List of singles, with selected chart positions
Title: Year; Peak chart positions; Certifications; Album
AUS
"Wasabi"/"Eye of the Tiger": 2005; 1; ARIA: Platinum;; What's Wrong with This Picture?
"Anything for You": 2005; 23
"Call the Nurse": —

==Concerts/Tours==
===Shannon Noll support act===
Lee was support for fellow Idol contestant Shannon Noll on his nationwide tour with mate and fellow Idol contestant Dan England. Harding played venues such as Luna Park Sydney's Big Top.

===INXS support act===
August 2006, Harding was opening act for rock group INXS with bandmates Bedrock for one night of their tour in Brisbane.

===Anything for You Tour===
In April 2006, Harding headlined his own tour titled the Anything for You Tour. Before acts included the Sydney-based power-pop group Kid Courageous, rapper Figgkidd, and the indie rock group Town Hall Steps. Harding performed at such venues including Penrith Panthers and Castle Hill RSL Club. The tour covered venues along the east coast of Australia.

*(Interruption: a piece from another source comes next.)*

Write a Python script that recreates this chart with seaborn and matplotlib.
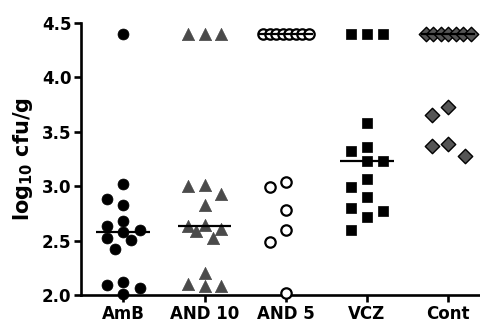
import warnings
warnings.filterwarnings("ignore")
import numpy as np
import pandas as pd
import matplotlib
matplotlib.use("Agg")
import matplotlib.pyplot as plt
import seaborn as sns

groups = ["AmB", "AND 10", "AND 5", "VCZ", "Cont"]
amb = [4.40, 3.02, 2.88, 2.83, 2.68, 2.63, 2.60, 2.58, 2.52, 2.51, 2.42, 2.12, 2.09, 2.06, 2.01]
and10 = [4.40, 4.40, 4.40, 3.01, 3.00, 2.93, 2.83, 2.64, 2.63, 2.61, 2.59, 2.52, 2.20, 2.10, 2.08, 2.08]
and5 = [4.40, 4.40, 4.40, 4.40, 4.40, 4.40, 4.40, 4.40, 3.04, 2.99, 2.78, 2.60, 2.49, 2.02]
vcz = [4.40, 4.40, 4.40, 3.58, 3.36, 3.32, 3.23, 3.23, 3.07, 2.99, 2.90, 2.80, 2.77, 2.72, 2.60]
cont = [4.40, 4.40, 4.40, 4.40, 4.40, 4.40, 4.40, 3.73, 3.65, 3.39, 3.37, 3.28]
yticks = [2.0, 2.5, 3.0, 3.5, 4.0, 4.5]

series = [amb, and10, and5, vcz, cont]

# --- layout geometry (pixels per data unit) used by the column-scatter placement
PX_X = 81.3
PX_Y = 108.8
MIN_D = 16.0
CANDS = [0.0, -0.2, 0.2, 0.1, -0.1]


def column_scatter(values):
    """GraphPad-like column scatter: returns x offsets for each value."""
    vals = np.asarray(values, float)
    order = np.argsort(-vals, kind="stable")
    offs = np.zeros(len(vals))
    placed = []
    i = 0
    while i < len(order):
        v = vals[order[i]]
        tie = [k for k in order[i:] if vals[k] == v]
        if len(tie) >= 4:
            for k, o in zip(tie, np.linspace(-0.28, 0.28, len(tie))):
                offs[k] = o
                placed.append((o, v))
            i += len(tie)
            continue
        k = order[i]
        best, best_d = None, -1
        for c in CANDS:
            d = min([np.hypot((c - po) * PX_X, (v - pv) * PX_Y) for po, pv in placed] + [1e9])
            if d >= MIN_D:
                best = c
                break
            if d > best_d:
                best, best_d = c, d
        offs[k] = best
        placed.append((best, v))
        i += 1
    return offs


rows = []
for gi, (g, v) in enumerate(zip(groups, series)):
    offs = column_scatter(v)
    for val, o in zip(v, offs):
        rows.append({"group": g, "value": val, "xpos": gi + o})
df = pd.DataFrame(rows)

styles = {
    "AmB": dict(marker="o", color="black", edgecolor="black", linewidth=0.5, s=62),
    "AND 10": dict(marker="^", color="#4a4a4a", edgecolor="#4a4a4a", linewidth=0.5, s=78),
    "AND 5": dict(marker="o", color="white", edgecolor="black", linewidth=1.6, s=56),
    "VCZ": dict(marker="s", color="black", edgecolor="black", linewidth=0.5, s=58),
    "Cont": dict(marker="D", color="#555555", edgecolor="black", linewidth=1.0, s=54),
}

sns.set_style("ticks")
plt.rcParams["font.family"] = ["DejaVu Sans"]
fig = plt.figure(figsize=(4.8, 3.23), dpi=100)
ax = fig.add_axes([81 / 480, 28 / 323, 399 / 480, 272 / 323])

for g in groups:
    sub = df[df["group"] == g]
    sns.scatterplot(data=sub, x="xpos", y="value", ax=ax, legend=False,
                    clip_on=False, zorder=5, **styles[g])

for i, g in enumerate(groups):
    med = np.median(df[df["group"] == g]["value"])
    ax.hlines(med, i - 0.33, i + 0.33, color="black", lw=1.6, zorder=6)

ax.set_xlim(-0.52, 4.39)
ax.set_ylim(2.0, 4.5)
ax.set_yticks(yticks)
ax.set_yticklabels([f"{t:.1f}" for t in yticks], fontsize=12, fontweight="bold", color="black")
ax.set_xticks(range(len(groups)))
ax.set_xticklabels(groups, fontsize=12, fontweight="bold", color="black")
ax.set_xlabel("")
ax.set_ylabel(r"log$_{\mathbf{10}}$ cfu/g", fontsize=15, fontweight="bold",
              color="black", labelpad=5)
sns.despine(ax=ax)
for s in ["left", "bottom"]:
    ax.spines[s].set_linewidth(1.9)
    ax.spines[s].set_color("black")
ax.tick_params(axis="both", width=1.9, length=5, direction="out", pad=2, color="black")

fig.savefig("out.png", dpi=100)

===All Age Rampage/Pop Punk Tour 2006===
In September 2006, Harding began his co-headlining tour with Kid Courageous of small venues across the nation. The tour commenced in Brisbane, then continued to the Gold Coast, Melbourne, Albury and Adelaide. Artists on the tour included Lee Harding and Bedrock, Kid Courageous, 919 (later known as Amber Calling) and Enolas Secret (formerly known as Wishlist). Melbourne band Don't Ask Us supported the tour on the Victorian dates. Due to the arisal of a family issue, the tour was postponed for the NSW shows, which consisted of venues such as Penrith Leagues, the Manning Bar and Dapto Leagues. News was received after the conclusion of the Adelaide show and was confirmed in an official press release by Harding's manager at the time.

===Bass in the Grass===
Lee attended Bass in the Grass in Darwin in 2006. While on stage he was "hit by a barrage of full water bottles hurled at him from all sides".